Take the guy in the photo, (right), which was snapped in Lanzhou, Gansu province. There he's perched, a mere head popping out of a manhole in the middle of a six-lane thoroughfare, completely oblivious to trucks and taxis thundering past.

"Danger? What danger? Can't they just drive around me? I'm talking on the phone here!"

In the northern provinces people regularly walk backwards as a form of exercise, well aware that manholes are often left uncovered because the iron lids have been stolen. "So what? I'm walking here!"

Workers cling from air-conditioning units 10 floors up with nary a harness or a helmet. "Are we not men?"

In remote gorges such as Tiger Leaping, children skip to school along the narrowest of paths hacked out of the almost vertical mountain face; often accompanied by ailing grandparents.

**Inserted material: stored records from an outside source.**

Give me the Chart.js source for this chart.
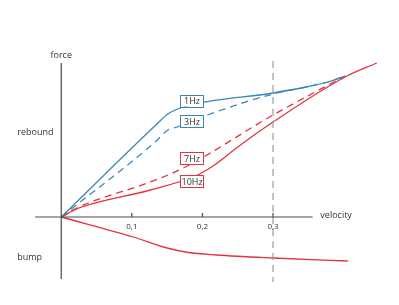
<!DOCTYPE html>
<html>
<head>
<meta charset="utf-8">
<script src="https://cdn.jsdelivr.net/npm/chart.js@4/dist/chart.umd.min.js"></script>
<style>
html, body { margin: 0; padding: 0; background: #fff; }
</style>
</head>
<body>
<canvas id="chart" width="399" height="305"></canvas>
<script>
// velocity (x) and force (y) values
const hz1X = [0, 0.137, 0.151, 0.173, 0.300, 0.350, 0.380, 0.402];
const hz1Y = [0, 9.4, 10.3, 11.0, 12.4, 13.05, 13.55, 14.1];

const hz3X = [0, 0.133, 0.151, 0.164, 0.207, 0.300, 0.350, 0.380, 0.402];
const hz3Y = [0, 7.5, 8.7, 9.0, 10.2, 12.3, 13.05, 13.55, 14.1];

const hz7X = [0, 0.025, 0.126, 0.173, 0.300, 0.402];
const hz7Y = [0, 1.0, 3.5, 4.9, 10.2, 14.1];

const hz10X = [0, 0.025, 0.126, 0.190, 0.215, 0.250, 0.300, 0.402, 0.447];
const hz10Y = [0, 0.9, 2.7, 4.1, 5.1, 7.0, 9.5, 14.0, 15.4];

const bumpX = [0, 0.102, 0.150, 0.180, 0.220, 0.300, 0.406];
const bumpY = [0, -2.0, -3.1, -3.55, -3.8, -4.1, -4.4];

const markerX = [0.3, 0.3];
const markerY = [15.6, -6.5];

const tickValues = [0.1, 0.2, 0.3];
const tickLabels = ["0,1", "0,2", "0,3"];

const seriesNames = ["1Hz", "3Hz", "7Hz", "10Hz"];
const seriesLabelY = [11.65, 9.6, 5.9, 3.55];
const seriesLabelX = 0.1846;

const blue = "#3b87b3";
const red = "#e2333f";

function pts(xs, ys) {
    return xs.map((x, i) => ({ x: x, y: ys[i] }));
}

function line(data, color, dash) {
    return {
        data: data,
        borderColor: color,
        backgroundColor: color,
        borderWidth: 1.3,
        borderDash: dash || [],
        pointRadius: 0,
        showLine: true,
        fill: false,
        cubicInterpolationMode: "monotone"
    };
}

const font = "'Open Sans', 'DejaVu Sans', sans-serif";

// axes, tick labels, axis titles and the little Hz boxes
const decorations = {
    id: "decorations",
    afterDatasetsDraw(chart) {
        const ctx = chart.ctx;
        const xs = chart.scales.x;
        const ys = chart.scales.y;
        const x0 = xs.getPixelForValue(0);
        const y0 = ys.getPixelForValue(0);

        ctx.save();
        ctx.strokeStyle = "#4a4a4a";
        ctx.lineWidth = 1.2;
        ctx.beginPath();
        ctx.moveTo(xs.getPixelForValue(-0.037), y0);
        ctx.lineTo(xs.getPixelForValue(0.356), y0);
        ctx.moveTo(x0, ys.getPixelForValue(15.4));
        ctx.lineTo(x0, ys.getPixelForValue(-6.2));
        tickValues.forEach(v => {
            const px = xs.getPixelForValue(v);
            ctx.moveTo(px, y0 - 4);
            ctx.lineTo(px, y0);
        });
        ctx.stroke();

        ctx.fillStyle = "#333";
        ctx.font = "8px " + font;
        ctx.textAlign = "center";
        ctx.textBaseline = "middle";
        tickValues.forEach((v, i) => {
            ctx.fillText(tickLabels[i], xs.getPixelForValue(v), y0 + 10);
        });

        ctx.font = "9px " + font;
        ctx.fillText("force", x0, ys.getPixelForValue(16.2));
        ctx.textAlign = "left";
        ctx.fillText("velocity", xs.getPixelForValue(0.367), y0 - 2);
        ctx.fillText("rebound", x0 - 44, ys.getPixelForValue(8.5));
        ctx.fillText("bump", x0 - 44, ys.getPixelForValue(-4.0));

        // series name boxes
        const bx = xs.getPixelForValue(seriesLabelX);
        seriesNames.forEach((name, i) => {
            const by = ys.getPixelForValue(seriesLabelY[i]);
            const w = 23, h = 12;
            ctx.fillStyle = "#fff";
            ctx.fillRect(bx - w / 2, by - h / 2, w, h);
            ctx.strokeStyle = i < 2 ? blue : red;
            ctx.lineWidth = 1;
            ctx.strokeRect(Math.round(bx - w / 2) + 0.5, Math.round(by - h / 2) + 0.5, w, h);
            ctx.fillStyle = "#333";
            ctx.textAlign = "center";
            ctx.fillText(name, bx + 0.5, by + 1);
        });
        ctx.restore();
    }
};

new Chart(document.getElementById("chart"), {
    type: "scatter",
    data: {
        datasets: [
            Object.assign(line(pts(markerX, markerY), "#9a9a9a", [7, 5]), { borderWidth: 1.2 }),
            line(pts(bumpX, bumpY), red),
            line(pts(hz3X, hz3Y), blue, [7, 5]),
            line(pts(hz1X, hz1Y), blue),
            line(pts(hz7X, hz7Y), red, [7, 5]),
            line(pts(hz10X, hz10Y), red)
        ]
    },
    options: {
        responsive: false,
        animation: false,
        layout: { padding: { left: 33, right: 13, top: 47, bottom: 18 } },
        plugins: { legend: { display: false }, tooltip: { enabled: false } },
        scales: {
            x: { type: "linear", min: -0.04, max: 0.46, display: false },
            y: { type: "linear", min: -7, max: 17, display: false }
        }
    },
    plugins: [decorations]
});
</script>
</body>
</html>
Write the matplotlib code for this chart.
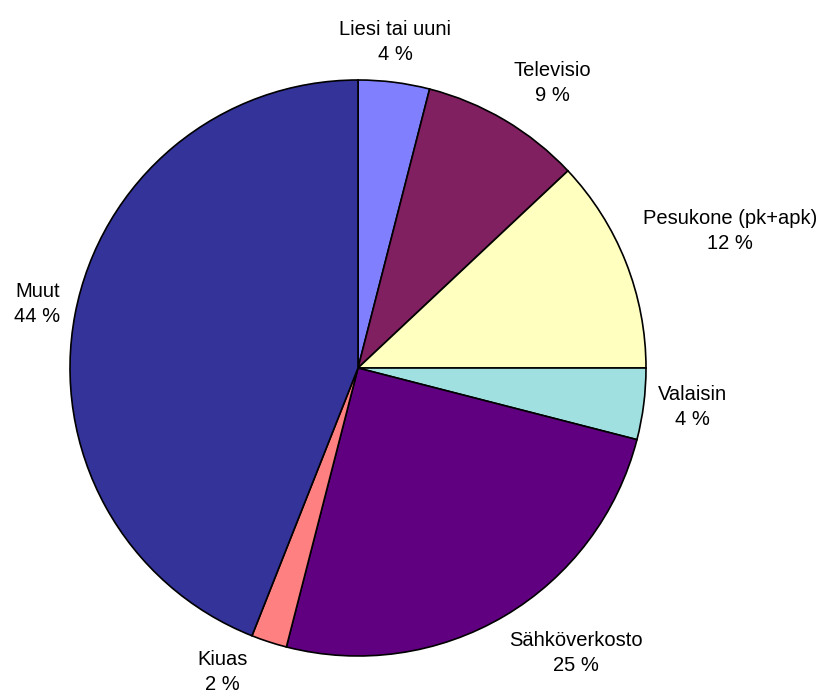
import numpy as np
import matplotlib
matplotlib.use('Agg')
import matplotlib.pyplot as plt

# energy use shares, clockwise from 12 o'clock
labels = ['Liesi tai uuni', 'Televisio', 'Pesukone (pk+apk)', 'Valaisin',
          'Sähköverkosto', 'Kiuas', 'Muut']
shares = [4, 9, 12, 4, 25, 2, 44]
colors = ['#8080FF', '#802060', '#FFFFC0', '#A0E0E0', '#600080', '#FF8080', '#333399']

# label placement tweaks: radial distance (in radii) and angle shift (deg, clockwise)
lab_dist = [1.14, 1.20, 1.375, 1.17, 1.245, 1.155, 1.135]
lab_shift = [-0.7, 3.7, 1.4, -0.6, -6.8, 6.0, 0.5]

W, H = 825, 695
fig = plt.figure(figsize=(W / 100, H / 100), dpi=100)
ax = fig.add_axes([0, 0, 1, 1])
ax.set_xlim(0, W)
ax.set_ylim(0, H)
ax.set_aspect('equal')
ax.axis('off')

cx, cy, r = 358, H - 368, 288
wedges, _ = ax.pie(shares, colors=colors, startangle=90, counterclock=False,
                   center=(cx, cy), radius=r, frame=True,
                   wedgeprops=dict(edgecolor='black', linewidth=1.2))
ax.set_xlim(0, W)
ax.set_ylim(0, H)
ax.axis('off')

for w, lab, val, d, s in zip(wedges, labels, shares, lab_dist, lab_shift):
    mid = np.deg2rad((w.theta1 + w.theta2) / 2 - s)
    x = cx + d * r * np.cos(mid)
    y = cy + d * r * np.sin(mid)
    ax.text(x, y, '%s\n%d %%' % (lab, val), ha='center', va='center',
            fontsize=14.5, family='Liberation Sans', linespacing=1.4)

fig.savefig('out.png', dpi=100)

I find this attitude, this unperturbed response to danger, refreshingly different to Hong Kong's hysteria-like obsession with safety. (A shark skeleton washes up - so we close down all the beaches on the south side of Hong Kong Island for eight weeks.)

It may be communist, but on the mainland people are left to look after themselves. That's why, when workmen have to dig a hole in the street, you won't see barriers or warning signs. There is just the hole, and you're supposed to not fall into it.

And if you're blind? Well, in the mainland guide dogs have been around for ages - unlike in Hong Kong, where using one to get around is deemed (you've guessed it) too dangerous. Here it's considered better for the blind to sit at home, alone and, of course, 100 per cent safe.